In Dag Prawitz, Natural Deduction A Proof-Theoretical Study (1965), we have the system I of intuitionistic (first-order) logic based on eleven introduction- and elimination-rules : the 3 couples for the connectives $\lor, \land$ and $\rightarrow$, the two couples for the quantifiers and the $\bot_I$ rule [page 20].
The system C of classical logic is obtained with the addition of the $\bot_C$ rule.
The system C’ is obtained from C excluding $\lor$ and $\exists$ and treating them as defined in the usual way [page 39].
It is assumed that the negation $\lnot A$ is an abbreviation for $A \rightarrow \bot$ [page 16] so that we do not need it.

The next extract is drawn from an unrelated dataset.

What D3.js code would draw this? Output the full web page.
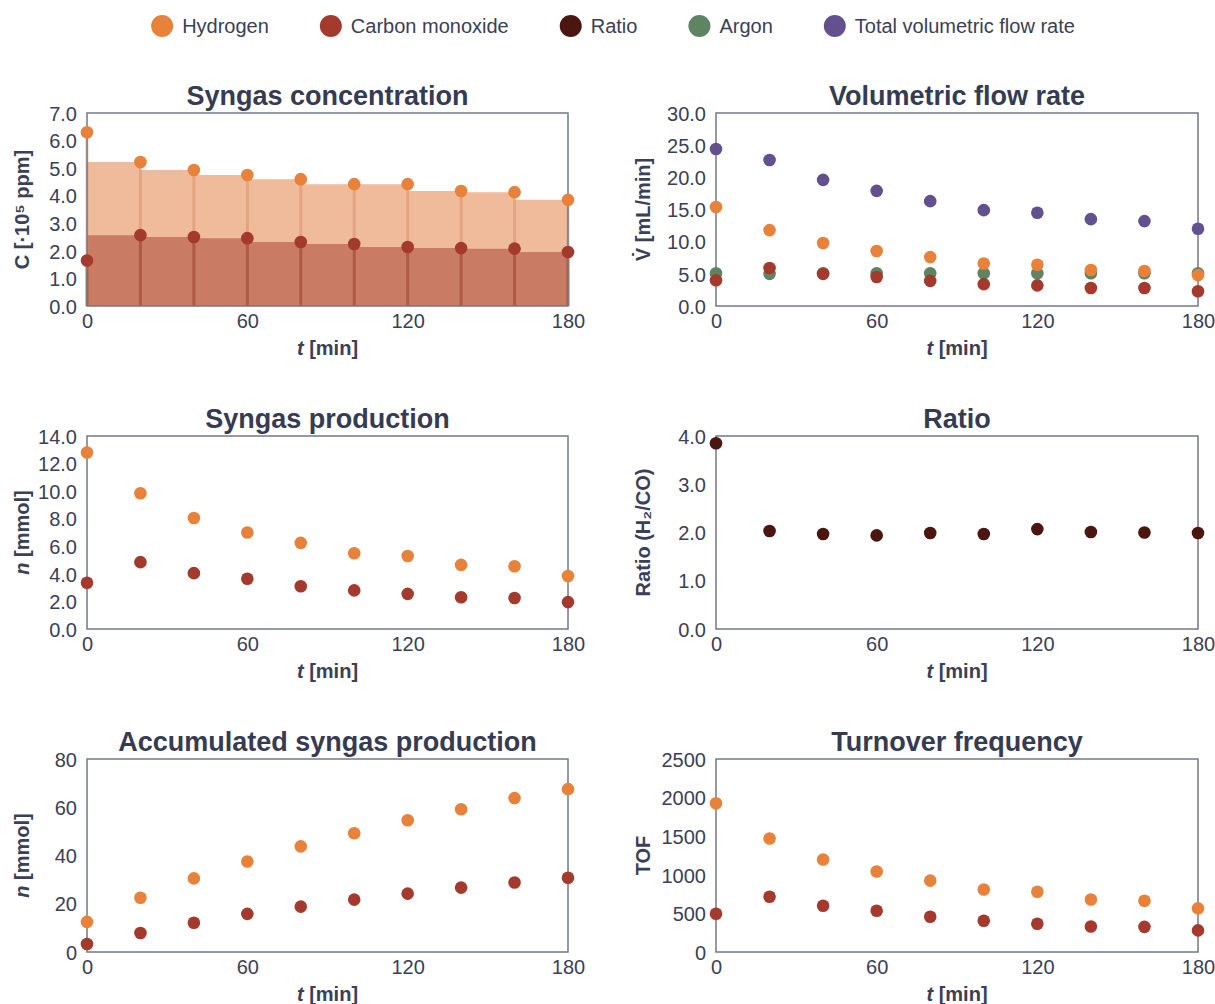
<!DOCTYPE html>
<html>
<head>
<meta charset="utf-8">
<script src="https://d3js.org/d3.v7.min.js"></script>
<style>
  body { margin: 0; background: #fff; }
  text { font-family: "Liberation Sans", Arial, sans-serif; }
</style>
</head>
<body>
<svg id="chart" width="1215" height="1004"></svg>
<script>
// sampling times [min]
var times = [0, 20, 40, 60, 80, 100, 120, 140, 160, 180];
var xTicks = [0, 60, 120, 180];

// syngas concentration [1e5 ppm]
var concH2 = [6.3, 5.22, 4.93, 4.75, 4.6, 4.42, 4.42, 4.17, 4.13, 3.85];
var concCO = [1.65, 2.57, 2.5, 2.46, 2.32, 2.25, 2.14, 2.1, 2.08, 1.96];

// volumetric flow rate [mL/min]
var flowTotal = [24.4, 22.7, 19.6, 17.9, 16.3, 14.9, 14.5, 13.5, 13.2, 12.0];
var flowH2 = [15.4, 11.8, 9.8, 8.55, 7.6, 6.6, 6.4, 5.6, 5.45, 4.8];
var flowAr = [5.1, 5.0, 5.1, 5.1, 5.1, 5.1, 5.1, 5.1, 5.1, 5.1];
var flowCO = [4.0, 5.9, 5.0, 4.5, 3.9, 3.4, 3.2, 2.8, 2.8, 2.3];

// syngas production [mmol]
var prodH2 = [12.8, 9.85, 8.05, 7.0, 6.25, 5.5, 5.3, 4.65, 4.55, 3.85];
var prodCO = [3.35, 4.85, 4.05, 3.65, 3.1, 2.8, 2.55, 2.3, 2.25, 1.95];

// H2/CO ratio
var ratio = [3.85, 2.03, 1.97, 1.94, 1.99, 1.97, 2.07, 2.01, 2.0, 1.99];

// accumulated production [mmol]
var accH2 = [12.5, 22.5, 30.5, 37.5, 43.8, 49.2, 54.6, 59.2, 63.8, 67.5];
var accCO = [3.3, 7.9, 12.1, 15.8, 18.8, 21.7, 24.2, 26.7, 28.8, 30.8];

// turnover frequency
var tofH2 = [1927, 1470, 1198, 1042, 924, 810, 781, 680, 664, 565];
var tofCO = [495, 716, 599, 534, 456, 404, 365, 330, 326, 280];

var colH2 = "#E8813A", colCO = "#A43A2D", colRatio = "#4B1610",
    colAr = "#5E8463", colTot = "#63508F";
var txt = "#3a4057", frame = "#737888";

var svg = d3.select("#chart");

// legend
var legendItems = [
  {name: "Hydrogen", color: colH2},
  {name: "Carbon monoxide", color: colCO},
  {name: "Ratio", color: colRatio},
  {name: "Argon", color: colAr},
  {name: "Total volumetric flow rate", color: colTot}
];
var gap = 51;
var leg = svg.append("g");
var lx = 0;
legendItems.forEach(function(it) {
  var g = leg.append("g").attr("transform", "translate(" + lx + ",0)");
  g.append("circle").attr("cx", 11).attr("cy", 0).attr("r", 11).attr("fill", it.color);
  var t = g.append("text").attr("x", 31).attr("y", 7)
    .attr("font-size", 20).attr("fill", txt).text(it.name);
  lx += 31 + t.node().getComputedTextLength() + gap;
});
lx -= gap;
leg.attr("transform", "translate(" + (613 - lx / 2) + ",26)");

function panel(o) {
  var g = svg.append("g").attr("transform", "translate(" + o.left + "," + o.top + ")");
  var w = o.w, h = 193;
  var x = d3.scaleLinear().domain([0, 180]).range([0, w]);
  var y = d3.scaleLinear().domain([0, o.ymax]).range([h, 0]);

  if (o.under) o.under(g, x, y, h);

  g.append("rect").attr("width", w).attr("height", h)
    .attr("fill", "none").attr("stroke", frame).attr("stroke-width", 1.5);

  var yAx = g.append("g")
    .call(d3.axisLeft(y).tickValues(o.yTicks).tickSize(0).tickPadding(10)
      .tickFormat(d3.format(o.fmt)));
  var xAx = g.append("g").attr("transform", "translate(0," + h + ")")
    .call(d3.axisBottom(x).tickValues(xTicks).tickSize(0).tickPadding(8));
  [yAx, xAx].forEach(function(a) {
    a.select(".domain").remove();
    a.selectAll("text").attr("font-size", 20).attr("fill", txt)
      .attr("font-family", "Liberation Sans, Arial, sans-serif");
  });
  yAx.selectAll("text").attr("dy", "0.36em");

  o.series.forEach(function(s) {
    g.selectAll(null).data(s.values).enter().append("circle")
      .attr("cx", function(d, i) { return x(times[i]); })
      .attr("cy", function(d) { return y(d); })
      .attr("r", 6.3).attr("fill", s.color);
  });

  g.append("text").attr("x", w / 2).attr("y", -8).attr("text-anchor", "middle")
    .attr("font-size", 27).attr("font-weight", "bold").attr("fill", "#353b52")
    .text(o.title);

  var xl = g.append("text").attr("x", w / 2).attr("y", h + 49).attr("text-anchor", "middle")
    .attr("font-size", 20).attr("font-weight", "bold").attr("fill", txt);
  xl.append("tspan").attr("font-style", "italic").text("t");
  xl.append("tspan").text(" [min]");

  var yl = g.append("text").attr("transform", "translate(" + o.ylx + "," + (h / 2) + ") rotate(-90)")
    .attr("text-anchor", "middle").attr("font-size", 20).attr("font-weight", "bold")
    .attr("fill", txt);
  o.ylabel.forEach(function(p) {
    var ts = yl.append("tspan").text(p.t);
    if (p.i) ts.attr("font-style", "italic");
  });
}

var L = 87, R = 716;
var rows = [113, 436, 759];

panel({
  left: L, top: rows[0], w: 481, ymax: 7, yTicks: d3.range(0, 7.01, 1), fmt: ".1f",
  title: "Syngas concentration", ylx: -58,
  ylabel: [{t: "C [·10⁵ ppm]"}],
  under: function(g, x, y, h) {
    var area = function(vals) {
      return d3.area().curve(d3.curveStepBefore)
        .x(function(d, i) { return x(times[i]); })
        .y0(h).y1(function(d) { return y(d); })(vals);
    };
    g.append("path").attr("d", area(concH2)).attr("fill", "#F0BB9B");
    g.append("path").attr("d", area(concCO)).attr("fill", "#C97B64");
    g.selectAll(null).data(concH2).enter().append("line")
      .attr("x1", function(d, i) { return x(times[i]); })
      .attr("x2", function(d, i) { return x(times[i]); })
      .attr("y1", function(d) { return y(d); }).attr("y2", h)
      .attr("stroke", "#D88A62").attr("stroke-opacity", 0.45).attr("stroke-width", 3);
    g.selectAll(null).data(concCO).enter().append("line")
      .attr("x1", function(d, i) { return x(times[i]); })
      .attr("x2", function(d, i) { return x(times[i]); })
      .attr("y1", function(d) { return y(d); }).attr("y2", h)
      .attr("stroke", "#8E3325").attr("stroke-opacity", 0.5).attr("stroke-width", 3);
  },
  series: [{values: concH2, color: colH2}, {values: concCO, color: colCO}]
});

panel({
  left: R, top: rows[0], w: 482, ymax: 30, yTicks: d3.range(0, 30.01, 5), fmt: ".1f",
  title: "Volumetric flow rate", ylx: -66,
  ylabel: [{t: "V̇ [mL/min]"}],
  series: [{values: flowAr, color: colAr}, {values: flowTotal, color: colTot},
           {values: flowH2, color: colH2}, {values: flowCO, color: colCO}]
});

panel({
  left: L, top: rows[1], w: 481, ymax: 14, yTicks: d3.range(0, 14.01, 2), fmt: ".1f",
  title: "Syngas production", ylx: -58,
  ylabel: [{t: "n", i: true}, {t: " [mmol]"}],
  series: [{values: prodH2, color: colH2}, {values: prodCO, color: colCO}]
});

panel({
  left: R, top: rows[1], w: 482, ymax: 4, yTicks: d3.range(0, 4.01, 1), fmt: ".1f",
  title: "Ratio", ylx: -66,
  ylabel: [{t: "Ratio (H₂/CO)"}],
  series: [{values: ratio, color: colRatio}]
});

panel({
  left: L, top: rows[2], w: 481, ymax: 80, yTicks: d3.range(0, 80.1, 20), fmt: "d",
  title: "Accumulated syngas production", ylx: -58,
  ylabel: [{t: "n", i: true}, {t: " [mmol]"}],
  series: [{values: accH2, color: colH2}, {values: accCO, color: colCO}]
});

panel({
  left: R, top: rows[2], w: 482, ymax: 2500, yTicks: d3.range(0, 2501, 500), fmt: "d",
  title: "Turnover frequency", ylx: -66,
  ylabel: [{t: "TOF"}],
  series: [{values: tofH2, color: colH2}, {values: tofCO, color: colCO}]
});
</script>
</body>
</html>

We assume that a system is inconsistent if we have a proof [see page 24 for the definition] of $\bot$.
The following result is on page 44 :
COROLLARY 3 [to the Theorem on normal deductions for classical logic] [the system] C’ is consistent; in particular, $\bot$ is not provable in C’.
According to the definition of system of natural deduction [page 24], we can think of an “applied” calculus obtained form I or C with suitable axioms; e.g. first-order Peano axioms.
For simplicity, consider one of the following systems [see Peter Smith, An Introduction to Gödel's Theorems (1st ed - 2007), page 51-on]
BA, Baby Arithmetic
Q, Robinson Arithmetic
Both have the axiom : $\lnot 0 = S(x)$, that is (using Prawitz definition for $\lnot$) : $0 = S(x) \rightarrow \bot$.
Using the fact established above, may we say that if we have systems whose axioms does not include the $\bot$ sign, they are ipso facto consistent ?
If so, are there “interesting fragments” of arithmetic or other mathematical theories that are “negation-free” ?
Added Jan,30
I made a research into Sara Negri & Jan von Plato, Structural Proof Theory (2001), due to the similarity between Natural Deduction and sequent calculus.
In Ch.6 : Structural Proof Analysis of Axiomatic Theories [page 126-on], they
give a method of adding axioms to sequent calculus, in the form of nonlogical rules of inference.
Theorem 6.4.1 [page 136] : If $\Gamma \implies \Delta$ is derivable in $G3im^*$ or $G3c^*$, [where the first is an extesion of $G3im$, the intuitionistic multisuccedent sequent calculus] the derivation are either subformulas of the endsequent or atomic formulas.
Consider a theory having as axioms a finite set $D$ of regular formulas. Define $D$ to be inconsistent if $\implies \bot$ is derivable in the corresponding extension and consistent if it is not inconsistent. For a theory $D$, inconsistency surfaces with the axioms through regular decomposition, with no consideration of the logical rules:
Theorem 6.4.2: [...]
It follows that if an axiom system is inconsistent, its formula traces contain negations and atoms or disjunctions. Therefore, if there are neither atoms nor disjunctions, the axiom system is consistent, and similarly if there are no negations. [page 137]
Finally, and I beg your pardon for a so long question, they consider [page 147-148] Lattice theory, and conclude with :
All structural rules are admissible in the proof-theoretical formulation of lattice theory. The underivability of $\implies \bot$ follows, by Theorem 6.4.2, from the fact that no axiom of lattice theory is a negation.
So my question becomes :
Are there “interesting fragments” of arithmetic, based on intuitionistic sequent calculus, that are “negation-free” ?
On
In the absence of negation (or the absurdity sign), the usual definition of consistency is Post-consistency, i.e. you can't prove every proposition. [In the presence of negation and explosion, this is equivalent to not being able to prove a contradiction. For if you can prove every proposition, you can prove a contradiction, and conversely if you can prove a contradiction, explosion gives you every other proposition.]
Evidently, not including negation isn't enough to be Post consistent.